Peer review process

UCJ uses a double blinded peer review procedure, which means that both the identity of the reviewer and that of the author are concealed from the other reviewers before, during and after the review process.

Editorial staff should never be involved in editorial decisions about their own work.

Editorial staff (including peer reviewers) should withdraw from discussions about submissions where any circumstances might prevent them from offering unbiased editorial decisions.

Peer reviewers who regularly produce poor quality work, will be removed from the editorial board. Poor quality work includes work that is tardy, abusive, unconstructive or work that is handed in too late.

It is allowed that peer-reviewers delegate peer-review to members of their staff, provided that they inform the editor of UCJ about it.

Editors may choose a peer-reviewer who is suggested by the author, but are not obligated to follow the author's request. Likewise, authors may suggest that a certain peer-reviewer is not used, but this does not give any guarantees that this suggestion is followed by the editor.

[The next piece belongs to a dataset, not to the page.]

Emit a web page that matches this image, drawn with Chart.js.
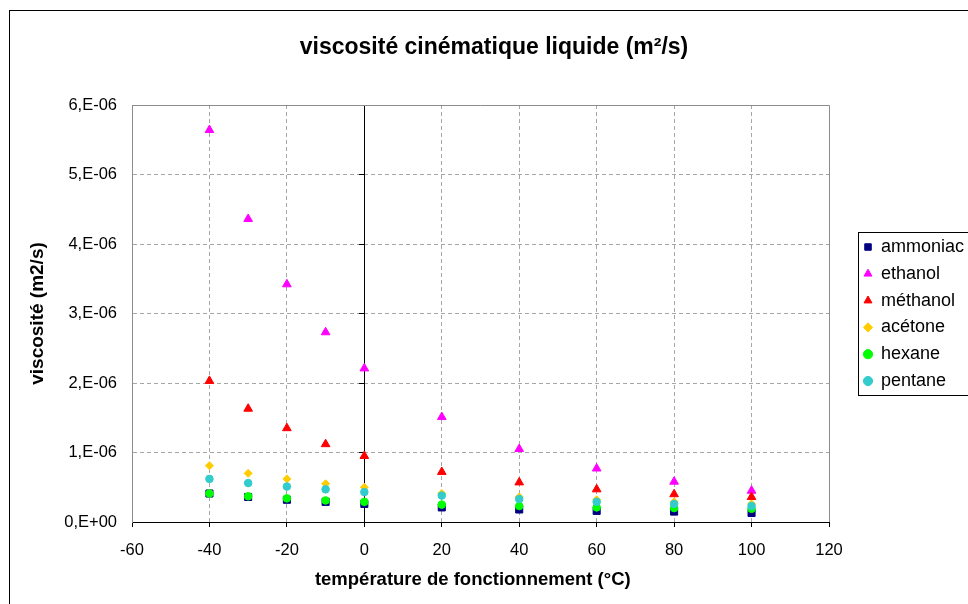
<!DOCTYPE html>
<html><head><meta charset="utf-8">
<script src="https://cdn.jsdelivr.net/npm/chart.js@4/dist/chart.umd.min.js"></script>
<style>html,body{margin:0;padding:0;background:#fff;overflow:hidden}canvas{display:block}</style>
</head><body>
<canvas id="c" width="968" height="604"></canvas>
<script>
const temperatures = [-40, -30, -20, -10, 0, 20, 40, 60, 80, 100];
const ammoniac = [0.41e-6, 0.36e-6, 0.32e-6, 0.29e-6, 0.26e-6, 0.21e-6, 0.18e-6, 0.16e-6, 0.15e-6, 0.13e-6];
const ethanol  = [5.64e-6, 4.36e-6, 3.42e-6, 2.73e-6, 2.21e-6, 1.51e-6, 1.05e-6, 0.77e-6, 0.58e-6, 0.45e-6];
const methanol = [2.03e-6, 1.63e-6, 1.35e-6, 1.12e-6, 0.95e-6, 0.72e-6, 0.57e-6, 0.47e-6, 0.40e-6, 0.36e-6];
const acetone  = [0.81e-6, 0.70e-6, 0.62e-6, 0.55e-6, 0.50e-6, 0.41e-6, 0.36e-6, 0.32e-6, 0.29e-6, 0.26e-6];
const hexane   = [0.41e-6, 0.37e-6, 0.34e-6, 0.31e-6, 0.29e-6, 0.25e-6, 0.23e-6, 0.21e-6, 0.20e-6, 0.19e-6];
const pentane  = [0.62e-6, 0.56e-6, 0.51e-6, 0.47e-6, 0.43e-6, 0.38e-6, 0.33e-6, 0.29e-6, 0.26e-6, 0.23e-6];
const seriesNames = ['ammoniac', 'ethanol', 'méthanol', 'acétone', 'hexane', 'pentane'];
const yTickLabels = ['0,E+00', '1,E-06', '2,E-06', '3,E-06', '4,E-06', '5,E-06', '6,E-06'];
const xMin = -60, xMax = 120, xStep = 20;
const yMin = 0, yMax = 6e-6, yStep = 1e-6;

const FONT = '"Liberation Sans", Arial, Helvetica, sans-serif';
Chart.defaults.font.family = FONT;
Chart.defaults.color = '#000';

function pts(arr) { return temperatures.map((t, i) => ({x: t, y: arr[i]})); }

const styles = [
  {data: ammoniac, color: '#000080', shape: 'rect', r: 5, order: 6},
  {data: ethanol,  color: '#FF00FF', shape: 'triangle', r: 5, order: 5},
  {data: methanol, color: '#FF0000', shape: 'triangle', r: 5, order: 4},
  {data: acetone,  color: '#FFCC00', shape: 'rectRot', r: 4, order: 3},
  {data: hexane,   color: '#00FF00', shape: 'circle', r: 3.8, order: 2},
  {data: pentane,  color: '#33CCCC', shape: 'circle', r: 3.8, order: 1}
];

const datasets = styles.map((s, i) => ({
  label: seriesNames[i],
  data: pts(s.data),
  backgroundColor: s.color,
  borderColor: s.color,
  borderWidth: 1,
  pointStyle: s.shape,
  pointRadius: s.r,
  pointHoverRadius: s.r,
  showLine: false,
  order: s.order
}));

const GRID = '#a6a6a6';
const framePlugin = {
  id: 'frame',
  afterLayout(chart) {
    const lg = chart.legend;
    if (lg) {
      lg.left = 855.2; lg.top = 229.2; lg.right = 968; lg.bottom = 440;
      lg.width = lg.right - lg.left; lg.height = lg.bottom - lg.top;
    }
    const tb = chart.titleBlock;
    if (tb) { tb.left = 0; tb.right = 988; tb.width = 988; }
  },
  beforeDatasetsDraw(chart) {
    const {ctx, chartArea: a} = chart;
    ctx.save();
    ctx.strokeStyle = '#8c8c8c'; ctx.lineWidth = 1;
    ctx.beginPath();
    ctx.moveTo(a.left, Math.round(a.top) + 0.5);
    ctx.lineTo(Math.round(a.right) + 0.5, Math.round(a.top) + 0.5);
    ctx.lineTo(Math.round(a.right) + 0.5, a.bottom);
    ctx.stroke();
    ctx.restore();
  },
  afterDraw(chart) {
    const ctx = chart.ctx;
    ctx.save();
    ctx.strokeStyle = '#000'; ctx.lineWidth = 1;
    ctx.strokeRect(9.5, 10.5, 1000, 700);
    ctx.strokeRect(858.5, 232.5, 200, 163);
    ctx.restore();
  }
};

new Chart(document.getElementById('c'), {
  type: 'scatter',
  data: {datasets},
  options: {
    responsive: false,
    animation: false,
    devicePixelRatio: 1,
    layout: {padding: {left: 0, top: 0, right: 139, bottom: 0}},
    plugins: {
      title: {
        display: true,
        text: 'viscosité cinématique liquide (m²/s)',
        font: {size: 23, weight: 'bold', family: FONT},
        color: '#000',
        padding: {top: 34.2, bottom: 43.2}
      },
      legend: {
        display: true,
        position: 'chartArea',
        align: 'start',
        labels: {
          usePointStyle: true,
          boxWidth: 8,
          boxHeight: 6.5,
          padding: 8.8,
          color: '#000',
          font: {size: 18, family: FONT},
          sort: (a, b) => a.datasetIndex - b.datasetIndex
        }
      },
      tooltip: {enabled: false}
    },
    scales: {
      x: {
        type: 'linear', position: 'bottom',
        min: xMin, max: xMax,
        afterFit: s => { s.height = 82; },
        ticks: {stepSize: xStep, color: '#000', padding: 13.1, font: {size: 16.5, family: FONT}},
        grid: {
          drawTicks: true, tickLength: 5, tickColor: '#000',
          color: c => (c.tick && (c.tick.value === xMin || c.tick.value === 0 || c.tick.value === xMax)) ? 'rgba(0,0,0,0)' : GRID
        },
        border: {color: '#000', width: 1, dash: [4, 3]},
        title: {display: true, text: 'température de fonctionnement (°C)   ', color: '#000',
          font: {size: 18.5, weight: 'bold', family: FONT}, padding: {top: 0, bottom: 12.8}}
      },
      y: {
        type: 'linear', position: 'left',
        min: yMin, max: yMax,
        afterFit: s => { s.width = 132; },
        ticks: {stepSize: yStep, color: '#000', padding: 15, font: {size: 16.5, family: FONT},
          callback: (v, i) => yTickLabels[i]},
        grid: {
          drawTicks: false,
          color: c => (c.index === 0 || c.index === yTickLabels.length - 1) ? 'rgba(0,0,0,0)' : GRID
        },
        border: {color: '#8c8c8c', width: 1, dash: [4, 3]},
        title: {display: true, text: 'viscosité (m2/s)', color: '#000',
          font: {size: 19, weight: 'bold', family: FONT}, padding: {top: 26.6, bottom: 0}}
      },
      y2: {
        type: 'linear', position: {x: 0},
        min: yMin, max: yMax,
        ticks: {stepSize: yStep, display: false},
        grid: {drawOnChartArea: false, drawTicks: true, tickLength: 5, tickColor: '#000'},
        border: {color: '#000', width: 1}
      }
    }
  },
  plugins: [framePlugin]
});
</script>
</body></html>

Peer-review comments or published correspondence should not contain personal attacks on the authors.

To protect the author, a submitted manuscript should be destroyed by the peer-reviewer after they have reviewed it.

Authors do not have the right to veto comments about their work, preferred that the comment is not a personal attack on the author himself.

If agreement during the peer-review process cannot be reached, editors may invite one or multiple other peer-reviewers to review the article. The editor's decision following such an appeal is final.